WORK REQUIRED
Exactly retype the lines of the material from its first line to the line with "import * as", including both.

══ SOURCE MATERIAL ══

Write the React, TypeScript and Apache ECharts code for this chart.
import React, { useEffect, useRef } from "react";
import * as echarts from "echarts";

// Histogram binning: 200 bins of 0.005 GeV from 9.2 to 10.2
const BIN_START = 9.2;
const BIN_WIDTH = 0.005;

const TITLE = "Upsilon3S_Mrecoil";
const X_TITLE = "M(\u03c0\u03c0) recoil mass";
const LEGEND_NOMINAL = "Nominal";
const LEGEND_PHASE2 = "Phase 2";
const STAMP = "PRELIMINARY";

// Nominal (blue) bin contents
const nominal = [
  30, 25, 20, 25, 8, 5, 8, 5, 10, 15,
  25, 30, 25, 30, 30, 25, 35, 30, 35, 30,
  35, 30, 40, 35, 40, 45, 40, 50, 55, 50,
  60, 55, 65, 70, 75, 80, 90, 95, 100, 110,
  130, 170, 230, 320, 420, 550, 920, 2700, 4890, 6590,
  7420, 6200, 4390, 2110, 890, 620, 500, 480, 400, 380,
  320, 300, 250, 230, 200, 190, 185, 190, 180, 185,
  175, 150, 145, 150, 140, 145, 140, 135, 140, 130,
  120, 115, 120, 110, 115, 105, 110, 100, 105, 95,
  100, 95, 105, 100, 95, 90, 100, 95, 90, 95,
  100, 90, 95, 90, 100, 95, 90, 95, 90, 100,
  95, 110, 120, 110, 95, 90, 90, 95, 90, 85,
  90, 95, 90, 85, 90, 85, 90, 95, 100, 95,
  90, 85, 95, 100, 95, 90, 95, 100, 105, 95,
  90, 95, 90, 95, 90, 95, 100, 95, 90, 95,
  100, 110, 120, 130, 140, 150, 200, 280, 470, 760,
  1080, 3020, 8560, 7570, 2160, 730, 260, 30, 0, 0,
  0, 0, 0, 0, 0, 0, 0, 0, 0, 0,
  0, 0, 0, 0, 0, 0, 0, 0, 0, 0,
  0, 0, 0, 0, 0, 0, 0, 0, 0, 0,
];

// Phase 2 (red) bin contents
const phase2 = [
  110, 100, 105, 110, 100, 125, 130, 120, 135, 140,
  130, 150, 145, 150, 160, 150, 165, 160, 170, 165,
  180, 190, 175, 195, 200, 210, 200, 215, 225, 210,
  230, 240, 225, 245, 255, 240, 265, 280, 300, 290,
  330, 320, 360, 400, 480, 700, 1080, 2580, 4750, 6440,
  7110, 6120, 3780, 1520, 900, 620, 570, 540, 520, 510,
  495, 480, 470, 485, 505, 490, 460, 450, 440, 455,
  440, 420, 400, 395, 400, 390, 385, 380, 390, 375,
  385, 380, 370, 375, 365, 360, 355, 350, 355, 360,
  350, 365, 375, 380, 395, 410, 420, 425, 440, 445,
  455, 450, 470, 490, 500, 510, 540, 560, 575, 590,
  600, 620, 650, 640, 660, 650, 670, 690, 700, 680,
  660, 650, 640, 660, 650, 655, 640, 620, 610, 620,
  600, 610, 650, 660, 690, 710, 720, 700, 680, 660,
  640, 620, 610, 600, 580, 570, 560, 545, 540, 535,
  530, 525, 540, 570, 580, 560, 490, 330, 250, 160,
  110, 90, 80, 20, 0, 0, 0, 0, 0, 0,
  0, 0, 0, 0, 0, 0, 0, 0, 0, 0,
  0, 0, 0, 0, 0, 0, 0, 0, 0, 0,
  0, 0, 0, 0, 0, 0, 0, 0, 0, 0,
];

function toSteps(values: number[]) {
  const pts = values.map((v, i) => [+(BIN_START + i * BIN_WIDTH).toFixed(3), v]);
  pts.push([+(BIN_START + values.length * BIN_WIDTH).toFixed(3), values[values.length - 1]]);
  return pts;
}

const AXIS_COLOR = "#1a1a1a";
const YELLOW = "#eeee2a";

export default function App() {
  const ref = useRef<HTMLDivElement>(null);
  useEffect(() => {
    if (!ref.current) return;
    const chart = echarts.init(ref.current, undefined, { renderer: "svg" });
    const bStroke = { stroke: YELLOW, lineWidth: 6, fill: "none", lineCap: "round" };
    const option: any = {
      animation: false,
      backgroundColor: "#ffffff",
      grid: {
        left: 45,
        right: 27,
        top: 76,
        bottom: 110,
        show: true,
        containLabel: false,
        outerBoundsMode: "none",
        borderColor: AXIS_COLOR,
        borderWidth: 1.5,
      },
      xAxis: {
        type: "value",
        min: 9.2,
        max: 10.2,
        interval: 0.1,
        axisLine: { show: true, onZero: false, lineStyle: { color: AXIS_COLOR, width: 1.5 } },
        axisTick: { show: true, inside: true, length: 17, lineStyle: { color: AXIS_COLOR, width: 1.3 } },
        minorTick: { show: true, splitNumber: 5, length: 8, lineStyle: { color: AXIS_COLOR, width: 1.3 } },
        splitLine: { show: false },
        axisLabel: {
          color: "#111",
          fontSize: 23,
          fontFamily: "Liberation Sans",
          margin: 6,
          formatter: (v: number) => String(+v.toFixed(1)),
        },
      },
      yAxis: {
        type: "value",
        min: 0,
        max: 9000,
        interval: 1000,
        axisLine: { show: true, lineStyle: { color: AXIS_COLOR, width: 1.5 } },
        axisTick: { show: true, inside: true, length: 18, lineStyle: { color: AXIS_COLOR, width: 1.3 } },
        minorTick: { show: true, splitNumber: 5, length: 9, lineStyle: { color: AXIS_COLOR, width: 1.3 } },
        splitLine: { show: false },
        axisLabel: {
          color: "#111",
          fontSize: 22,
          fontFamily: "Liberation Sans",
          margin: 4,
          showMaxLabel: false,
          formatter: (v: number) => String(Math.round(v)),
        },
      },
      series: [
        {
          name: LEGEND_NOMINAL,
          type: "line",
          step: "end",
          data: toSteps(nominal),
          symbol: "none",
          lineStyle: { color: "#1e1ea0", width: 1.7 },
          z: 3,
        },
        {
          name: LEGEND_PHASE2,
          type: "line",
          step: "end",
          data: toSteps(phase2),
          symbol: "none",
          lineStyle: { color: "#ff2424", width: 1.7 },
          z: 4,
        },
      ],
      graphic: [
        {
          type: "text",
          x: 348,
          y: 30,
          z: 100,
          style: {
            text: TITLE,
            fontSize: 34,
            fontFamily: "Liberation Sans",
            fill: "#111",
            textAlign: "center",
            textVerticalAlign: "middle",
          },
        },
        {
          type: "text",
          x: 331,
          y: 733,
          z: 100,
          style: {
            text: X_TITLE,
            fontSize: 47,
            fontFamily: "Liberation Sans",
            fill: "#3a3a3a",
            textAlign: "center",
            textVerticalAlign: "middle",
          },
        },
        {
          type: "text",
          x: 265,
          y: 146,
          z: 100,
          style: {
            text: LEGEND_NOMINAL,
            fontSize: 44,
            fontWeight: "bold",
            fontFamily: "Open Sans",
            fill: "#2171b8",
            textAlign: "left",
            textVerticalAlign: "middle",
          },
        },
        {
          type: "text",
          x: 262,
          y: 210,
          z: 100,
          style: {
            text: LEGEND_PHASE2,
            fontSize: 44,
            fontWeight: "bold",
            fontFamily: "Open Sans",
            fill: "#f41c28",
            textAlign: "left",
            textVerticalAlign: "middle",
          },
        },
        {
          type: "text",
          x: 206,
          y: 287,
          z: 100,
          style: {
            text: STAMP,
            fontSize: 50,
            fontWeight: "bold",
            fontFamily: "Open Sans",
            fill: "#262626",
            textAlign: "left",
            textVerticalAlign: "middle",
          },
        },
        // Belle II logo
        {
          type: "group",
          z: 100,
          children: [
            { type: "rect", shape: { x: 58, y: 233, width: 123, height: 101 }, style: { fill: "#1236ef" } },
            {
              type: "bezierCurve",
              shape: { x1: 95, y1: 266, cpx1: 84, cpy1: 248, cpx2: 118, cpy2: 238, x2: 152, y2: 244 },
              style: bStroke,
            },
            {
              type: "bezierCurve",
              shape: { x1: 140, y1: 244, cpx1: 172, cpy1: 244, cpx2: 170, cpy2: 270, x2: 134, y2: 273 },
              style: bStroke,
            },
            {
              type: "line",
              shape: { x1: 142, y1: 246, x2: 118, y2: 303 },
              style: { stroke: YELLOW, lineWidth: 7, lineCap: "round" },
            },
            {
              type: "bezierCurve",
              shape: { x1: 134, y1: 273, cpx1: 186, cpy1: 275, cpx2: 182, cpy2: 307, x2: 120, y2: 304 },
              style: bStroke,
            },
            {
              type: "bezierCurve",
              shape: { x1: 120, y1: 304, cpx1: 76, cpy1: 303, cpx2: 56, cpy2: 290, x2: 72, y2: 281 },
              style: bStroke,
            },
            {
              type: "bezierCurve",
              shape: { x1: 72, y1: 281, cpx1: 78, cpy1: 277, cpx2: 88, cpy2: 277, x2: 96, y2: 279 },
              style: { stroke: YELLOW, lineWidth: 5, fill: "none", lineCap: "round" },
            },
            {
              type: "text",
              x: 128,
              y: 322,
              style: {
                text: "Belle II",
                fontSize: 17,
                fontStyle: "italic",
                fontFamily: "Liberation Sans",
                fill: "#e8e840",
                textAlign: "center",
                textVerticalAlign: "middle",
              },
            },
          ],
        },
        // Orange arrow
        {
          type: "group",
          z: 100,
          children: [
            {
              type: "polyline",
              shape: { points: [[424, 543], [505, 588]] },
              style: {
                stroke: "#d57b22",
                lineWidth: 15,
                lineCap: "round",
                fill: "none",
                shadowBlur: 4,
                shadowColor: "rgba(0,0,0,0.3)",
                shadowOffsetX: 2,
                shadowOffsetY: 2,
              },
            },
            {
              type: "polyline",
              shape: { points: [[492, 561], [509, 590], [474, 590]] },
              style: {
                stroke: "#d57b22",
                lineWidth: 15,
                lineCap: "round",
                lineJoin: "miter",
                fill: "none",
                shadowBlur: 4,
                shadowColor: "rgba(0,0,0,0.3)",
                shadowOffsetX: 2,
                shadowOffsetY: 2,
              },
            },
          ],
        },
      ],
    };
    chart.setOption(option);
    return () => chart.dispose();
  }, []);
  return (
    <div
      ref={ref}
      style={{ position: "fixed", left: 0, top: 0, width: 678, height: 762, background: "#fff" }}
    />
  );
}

═══

REPLY
Write the React, TypeScript and Apache ECharts code for this chart.
import React, { useEffect, useRef } from "react";
import * as echarts from "echarts";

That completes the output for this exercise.